--- START OF Source data ---
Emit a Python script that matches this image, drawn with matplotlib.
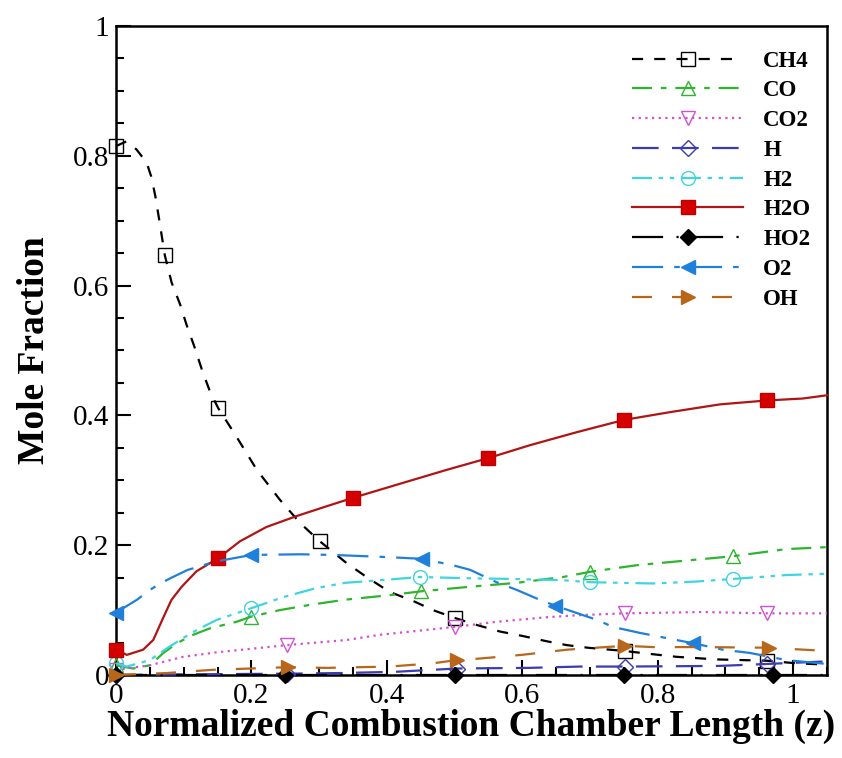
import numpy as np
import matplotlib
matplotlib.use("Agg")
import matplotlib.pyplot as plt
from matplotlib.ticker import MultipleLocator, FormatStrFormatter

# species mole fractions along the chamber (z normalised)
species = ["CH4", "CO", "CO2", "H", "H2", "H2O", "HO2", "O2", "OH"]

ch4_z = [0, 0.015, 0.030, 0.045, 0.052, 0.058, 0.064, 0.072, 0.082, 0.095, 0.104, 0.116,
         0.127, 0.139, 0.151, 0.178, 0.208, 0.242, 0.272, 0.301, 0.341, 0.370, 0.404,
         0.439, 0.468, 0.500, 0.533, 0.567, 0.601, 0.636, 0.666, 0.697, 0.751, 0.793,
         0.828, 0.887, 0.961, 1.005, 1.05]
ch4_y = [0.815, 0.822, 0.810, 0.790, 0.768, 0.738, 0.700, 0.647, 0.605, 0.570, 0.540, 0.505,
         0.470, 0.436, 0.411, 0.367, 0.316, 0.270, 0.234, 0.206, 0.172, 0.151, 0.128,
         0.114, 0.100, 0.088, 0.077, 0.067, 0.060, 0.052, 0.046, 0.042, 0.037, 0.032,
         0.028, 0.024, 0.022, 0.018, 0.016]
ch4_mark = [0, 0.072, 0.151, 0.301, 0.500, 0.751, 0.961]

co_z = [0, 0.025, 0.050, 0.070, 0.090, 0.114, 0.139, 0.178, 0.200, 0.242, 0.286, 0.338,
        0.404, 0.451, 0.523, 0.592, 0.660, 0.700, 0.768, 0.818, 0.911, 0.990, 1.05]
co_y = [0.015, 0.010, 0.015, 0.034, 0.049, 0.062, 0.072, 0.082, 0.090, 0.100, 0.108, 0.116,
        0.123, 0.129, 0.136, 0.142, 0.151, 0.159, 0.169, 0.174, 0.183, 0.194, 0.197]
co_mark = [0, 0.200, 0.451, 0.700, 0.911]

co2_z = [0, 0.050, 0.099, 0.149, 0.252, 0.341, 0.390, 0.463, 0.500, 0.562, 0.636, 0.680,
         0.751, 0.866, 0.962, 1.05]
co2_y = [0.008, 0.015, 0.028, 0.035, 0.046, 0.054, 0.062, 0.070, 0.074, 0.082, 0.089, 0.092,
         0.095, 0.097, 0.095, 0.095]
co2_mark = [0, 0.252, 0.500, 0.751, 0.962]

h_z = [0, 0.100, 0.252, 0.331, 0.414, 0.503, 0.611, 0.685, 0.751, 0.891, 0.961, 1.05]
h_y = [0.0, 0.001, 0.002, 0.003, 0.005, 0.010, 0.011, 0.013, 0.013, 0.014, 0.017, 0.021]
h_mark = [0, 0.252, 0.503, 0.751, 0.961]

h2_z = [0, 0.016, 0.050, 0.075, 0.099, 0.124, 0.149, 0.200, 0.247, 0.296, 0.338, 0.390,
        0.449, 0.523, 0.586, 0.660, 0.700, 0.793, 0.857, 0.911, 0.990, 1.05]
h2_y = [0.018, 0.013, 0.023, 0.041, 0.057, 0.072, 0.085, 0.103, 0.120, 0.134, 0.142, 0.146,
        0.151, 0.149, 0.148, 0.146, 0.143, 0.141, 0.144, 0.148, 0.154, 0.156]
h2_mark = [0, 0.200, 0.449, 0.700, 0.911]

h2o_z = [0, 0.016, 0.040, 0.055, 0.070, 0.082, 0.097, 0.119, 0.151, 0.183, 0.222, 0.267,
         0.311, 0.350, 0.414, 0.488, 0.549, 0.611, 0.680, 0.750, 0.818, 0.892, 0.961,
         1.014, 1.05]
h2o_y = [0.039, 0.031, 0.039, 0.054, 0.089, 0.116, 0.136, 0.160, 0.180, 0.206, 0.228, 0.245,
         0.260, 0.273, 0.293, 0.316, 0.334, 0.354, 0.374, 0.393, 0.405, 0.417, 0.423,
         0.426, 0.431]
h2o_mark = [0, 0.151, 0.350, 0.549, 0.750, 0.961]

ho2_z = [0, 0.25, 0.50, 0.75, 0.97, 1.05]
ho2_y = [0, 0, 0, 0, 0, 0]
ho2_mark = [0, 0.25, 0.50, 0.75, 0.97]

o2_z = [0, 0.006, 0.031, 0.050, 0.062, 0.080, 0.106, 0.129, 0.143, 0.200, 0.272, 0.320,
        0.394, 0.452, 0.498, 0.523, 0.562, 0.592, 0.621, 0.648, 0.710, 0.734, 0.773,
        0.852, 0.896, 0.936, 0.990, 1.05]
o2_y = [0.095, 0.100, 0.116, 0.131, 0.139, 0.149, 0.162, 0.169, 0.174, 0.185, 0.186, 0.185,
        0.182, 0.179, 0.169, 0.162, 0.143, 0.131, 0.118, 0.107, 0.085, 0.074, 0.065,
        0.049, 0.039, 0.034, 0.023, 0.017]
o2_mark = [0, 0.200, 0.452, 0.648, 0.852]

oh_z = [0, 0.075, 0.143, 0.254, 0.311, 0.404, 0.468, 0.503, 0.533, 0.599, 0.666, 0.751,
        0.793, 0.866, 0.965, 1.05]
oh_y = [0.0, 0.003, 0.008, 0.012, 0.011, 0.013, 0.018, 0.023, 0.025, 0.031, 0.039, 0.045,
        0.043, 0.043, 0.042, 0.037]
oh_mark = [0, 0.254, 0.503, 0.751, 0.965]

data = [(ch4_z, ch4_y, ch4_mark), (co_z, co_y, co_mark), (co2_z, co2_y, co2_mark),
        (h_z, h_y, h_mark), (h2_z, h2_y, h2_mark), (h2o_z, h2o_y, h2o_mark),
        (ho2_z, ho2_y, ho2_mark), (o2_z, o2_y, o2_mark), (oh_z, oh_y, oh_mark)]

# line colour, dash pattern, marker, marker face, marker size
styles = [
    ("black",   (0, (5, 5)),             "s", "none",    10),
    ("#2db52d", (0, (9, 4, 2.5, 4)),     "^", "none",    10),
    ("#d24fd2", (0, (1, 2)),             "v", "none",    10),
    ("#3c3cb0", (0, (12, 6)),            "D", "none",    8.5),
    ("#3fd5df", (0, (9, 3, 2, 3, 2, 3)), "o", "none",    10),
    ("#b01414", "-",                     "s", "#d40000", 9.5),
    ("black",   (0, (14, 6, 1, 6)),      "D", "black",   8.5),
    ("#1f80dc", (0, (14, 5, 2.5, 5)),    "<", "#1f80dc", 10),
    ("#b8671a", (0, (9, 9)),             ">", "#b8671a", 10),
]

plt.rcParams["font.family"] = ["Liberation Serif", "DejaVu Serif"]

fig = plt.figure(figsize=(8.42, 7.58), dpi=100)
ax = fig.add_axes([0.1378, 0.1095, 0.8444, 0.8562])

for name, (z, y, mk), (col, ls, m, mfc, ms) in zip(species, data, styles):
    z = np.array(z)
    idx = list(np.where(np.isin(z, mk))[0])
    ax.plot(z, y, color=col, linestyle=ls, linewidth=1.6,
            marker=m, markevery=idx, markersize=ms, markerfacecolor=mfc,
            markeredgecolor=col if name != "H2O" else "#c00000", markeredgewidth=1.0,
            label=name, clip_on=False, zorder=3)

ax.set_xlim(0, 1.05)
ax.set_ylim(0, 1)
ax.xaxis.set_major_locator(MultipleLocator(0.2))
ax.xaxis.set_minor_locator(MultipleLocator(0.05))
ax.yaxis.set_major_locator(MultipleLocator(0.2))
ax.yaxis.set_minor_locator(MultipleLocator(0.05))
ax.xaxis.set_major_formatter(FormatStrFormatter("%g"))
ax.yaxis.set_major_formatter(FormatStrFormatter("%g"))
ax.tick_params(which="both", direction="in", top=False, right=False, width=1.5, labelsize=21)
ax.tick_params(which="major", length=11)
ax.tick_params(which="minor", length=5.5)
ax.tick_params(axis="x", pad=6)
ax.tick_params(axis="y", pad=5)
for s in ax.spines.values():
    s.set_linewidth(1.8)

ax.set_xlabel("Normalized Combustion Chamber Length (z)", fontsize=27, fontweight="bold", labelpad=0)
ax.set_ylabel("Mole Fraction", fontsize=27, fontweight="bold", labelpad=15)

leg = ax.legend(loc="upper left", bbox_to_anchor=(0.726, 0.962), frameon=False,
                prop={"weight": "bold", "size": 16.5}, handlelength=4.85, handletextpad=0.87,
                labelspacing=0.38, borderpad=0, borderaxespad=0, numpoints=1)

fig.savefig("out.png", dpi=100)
--- END OF Source data ---
Exercise details: Leave out the pictures and repeat the lines from the start of the material through the line with "h_mark = [0, 0.252, 0.503, 0.751, 0.961]", inclusive.

Reply to the exercise:
Emit a Python script that matches this image, drawn with matplotlib.
import numpy as np
import matplotlib
matplotlib.use("Agg")
import matplotlib.pyplot as plt
from matplotlib.ticker import MultipleLocator, FormatStrFormatter

# species mole fractions along the chamber (z normalised)
species = ["CH4", "CO", "CO2", "H", "H2", "H2O", "HO2", "O2", "OH"]

ch4_z = [0, 0.015, 0.030, 0.045, 0.052, 0.058, 0.064, 0.072, 0.082, 0.095, 0.104, 0.116,
         0.127, 0.139, 0.151, 0.178, 0.208, 0.242, 0.272, 0.301, 0.341, 0.370, 0.404,
         0.439, 0.468, 0.500, 0.533, 0.567, 0.601, 0.636, 0.666, 0.697, 0.751, 0.793,
         0.828, 0.887, 0.961, 1.005, 1.05]
ch4_y = [0.815, 0.822, 0.810, 0.790, 0.768, 0.738, 0.700, 0.647, 0.605, 0.570, 0.540, 0.505,
         0.470, 0.436, 0.411, 0.367, 0.316, 0.270, 0.234, 0.206, 0.172, 0.151, 0.128,
         0.114, 0.100, 0.088, 0.077, 0.067, 0.060, 0.052, 0.046, 0.042, 0.037, 0.032,
         0.028, 0.024, 0.022, 0.018, 0.016]
ch4_mark = [0, 0.072, 0.151, 0.301, 0.500, 0.751, 0.961]

co_z = [0, 0.025, 0.050, 0.070, 0.090, 0.114, 0.139, 0.178, 0.200, 0.242, 0.286, 0.338,
        0.404, 0.451, 0.523, 0.592, 0.660, 0.700, 0.768, 0.818, 0.911, 0.990, 1.05]
co_y = [0.015, 0.010, 0.015, 0.034, 0.049, 0.062, 0.072, 0.082, 0.090, 0.100, 0.108, 0.116,
        0.123, 0.129, 0.136, 0.142, 0.151, 0.159, 0.169, 0.174, 0.183, 0.194, 0.197]
co_mark = [0, 0.200, 0.451, 0.700, 0.911]

co2_z = [0, 0.050, 0.099, 0.149, 0.252, 0.341, 0.390, 0.463, 0.500, 0.562, 0.636, 0.680,
         0.751, 0.866, 0.962, 1.05]
co2_y = [0.008, 0.015, 0.028, 0.035, 0.046, 0.054, 0.062, 0.070, 0.074, 0.082, 0.089, 0.092,
         0.095, 0.097, 0.095, 0.095]
co2_mark = [0, 0.252, 0.500, 0.751, 0.962]

h_z = [0, 0.100, 0.252, 0.331, 0.414, 0.503, 0.611, 0.685, 0.751, 0.891, 0.961, 1.05]
h_y = [0.0, 0.001, 0.002, 0.003, 0.005, 0.010, 0.011, 0.013, 0.013, 0.014, 0.017, 0.021]
h_mark = [0, 0.252, 0.503, 0.751, 0.961]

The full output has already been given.